One of my favourite tweets seen in the wake of Prometheus’ release was: “Imagine if Buzz Aldrin had exited the lander and ran away giggling and farting. That’s every character in Prometheus”. Hilarious, sure, and it speaks to our perception that every space-faring human critter from the future needs to be a hard-ass action-hero archetype with a steel-trap mind and a ready quip for when the chips are down.

Fact is, we aren’t like that.

We would certainly like to think so, and we expect as much from our heroes, and will likely build such qualities into our mechanical replacements (with interesting and probably nasty results) but at the end of the day, the body-horror of what we are at a cellular level, this fragile genetic foam briefly given outlines and structure by flukes of environment and evolution, puts the lie to any delusions of grandeur we may have as a species. Our individuality is nothing. Our minds are ephemeral, epigenetic. Pan lives through us and will live beyond us; life will chew us up and move on to its next, more efficient expression.

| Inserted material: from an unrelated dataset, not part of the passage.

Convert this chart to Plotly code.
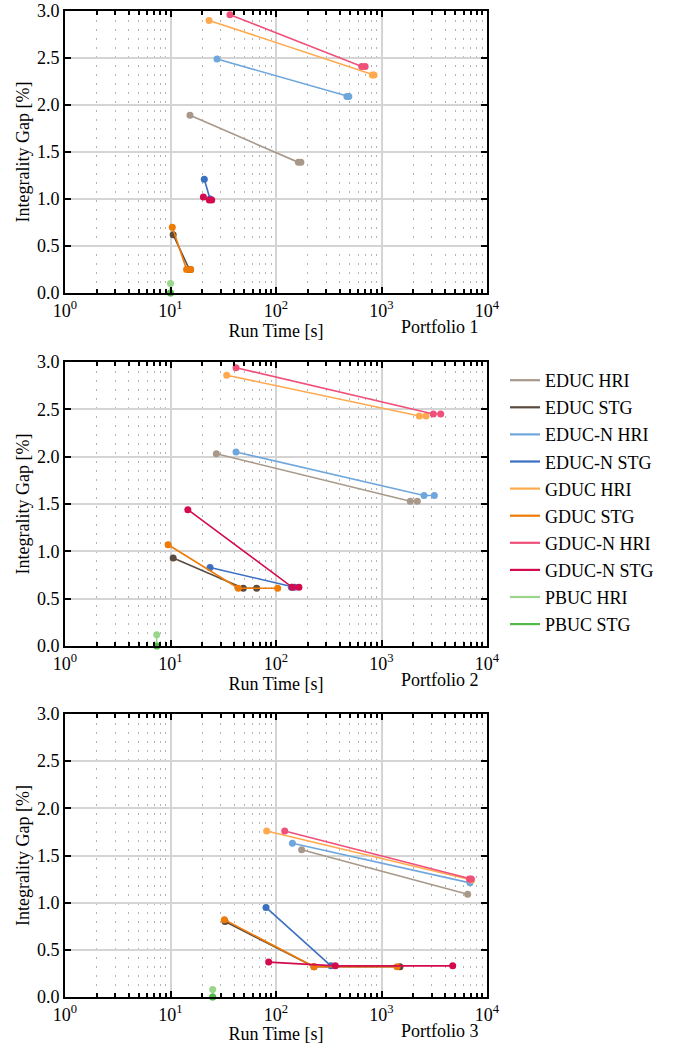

Can you tell I found Prometheus profoundly disturbing? Yes, predictable, but I found such predictability to be utterly natural, given the circumstances. Of course Millburn the giggling biologist (Rafe Spall) is going to play kissy-face with the cobra-tentacle that rises from the muck! Of course Logan Marshall-Green’s archaeologist is going to hide his sickness, the deep genetic taint that Fassbender’s David introduced into his drink. When a wisp of your viscous eye-meat flails a tiny tentacle at your reflection, you see a fucking doctor, sir! A rational man gets help. But these are not rational men and women. These are people in the grip of Pan.

And how about that toast? “Here’s mud in your eye!” is completely resonant with the themes of the film: your vision will be changed, darkened, regressed. You will see and act as your evolutionary forebears did. You will scream and claw and lose your mind. Here’s mud in your eye, indeed.

A few years back, here in Canada, in the middle of the night on a Greyhound bus somewhere out in the middle of the black prairie, a passenger, no doubt out of his mind on PCP and god-knows-what, with no warning and completely out-of-the-blue, successfully beheaded another passenger with a Bowie knife. Years later, I was discussing this event with a co-worker, and she made the claim that, had she been on that bus, she “would have done something about it.” This is rational mind speaking, this is action-hero speaking; she had some martial arts training, which I think is suggestive. The truth is, Pan descended in all his chaotic glory on that bus, and every last person exited with extreme haste, locking the doors behind them. There were no heroes in the face of sudden, abject horror; there was only the completely predictable, utterly cliché, panicked response of organisms in peril.

Which is why Prometheus works for me. While a good portion of the audience, if the reviews are to be believed, sat safely behind their jaded psychic screens built from years of exposure to unreasonably competent sci-fi heroes, from the original Alien’s Ripley to the goddamn Master Chief, I dropped all pretension to being a rational critter, and descended into the black muck of my own incarnation. I allowed myself to feel the shit moving through my guts, the blood in my temples, the stick and clam of my sweat and saliva, the grinding of tooth on tooth, and when in a near-ecstasy of fear, of panic, my hands instinctively shot up to protect the back of my neck, I did nothing to stop them.

I’m sure I looked like an idiot to any scoffers in the seats behind me, but my neck needed protecting, see? It’s where I keep my important wires.

I think Prometheus will gain a following, as more and more viewers figure out what Ridley Scott has done here. It is a brilliant, and harrowing film.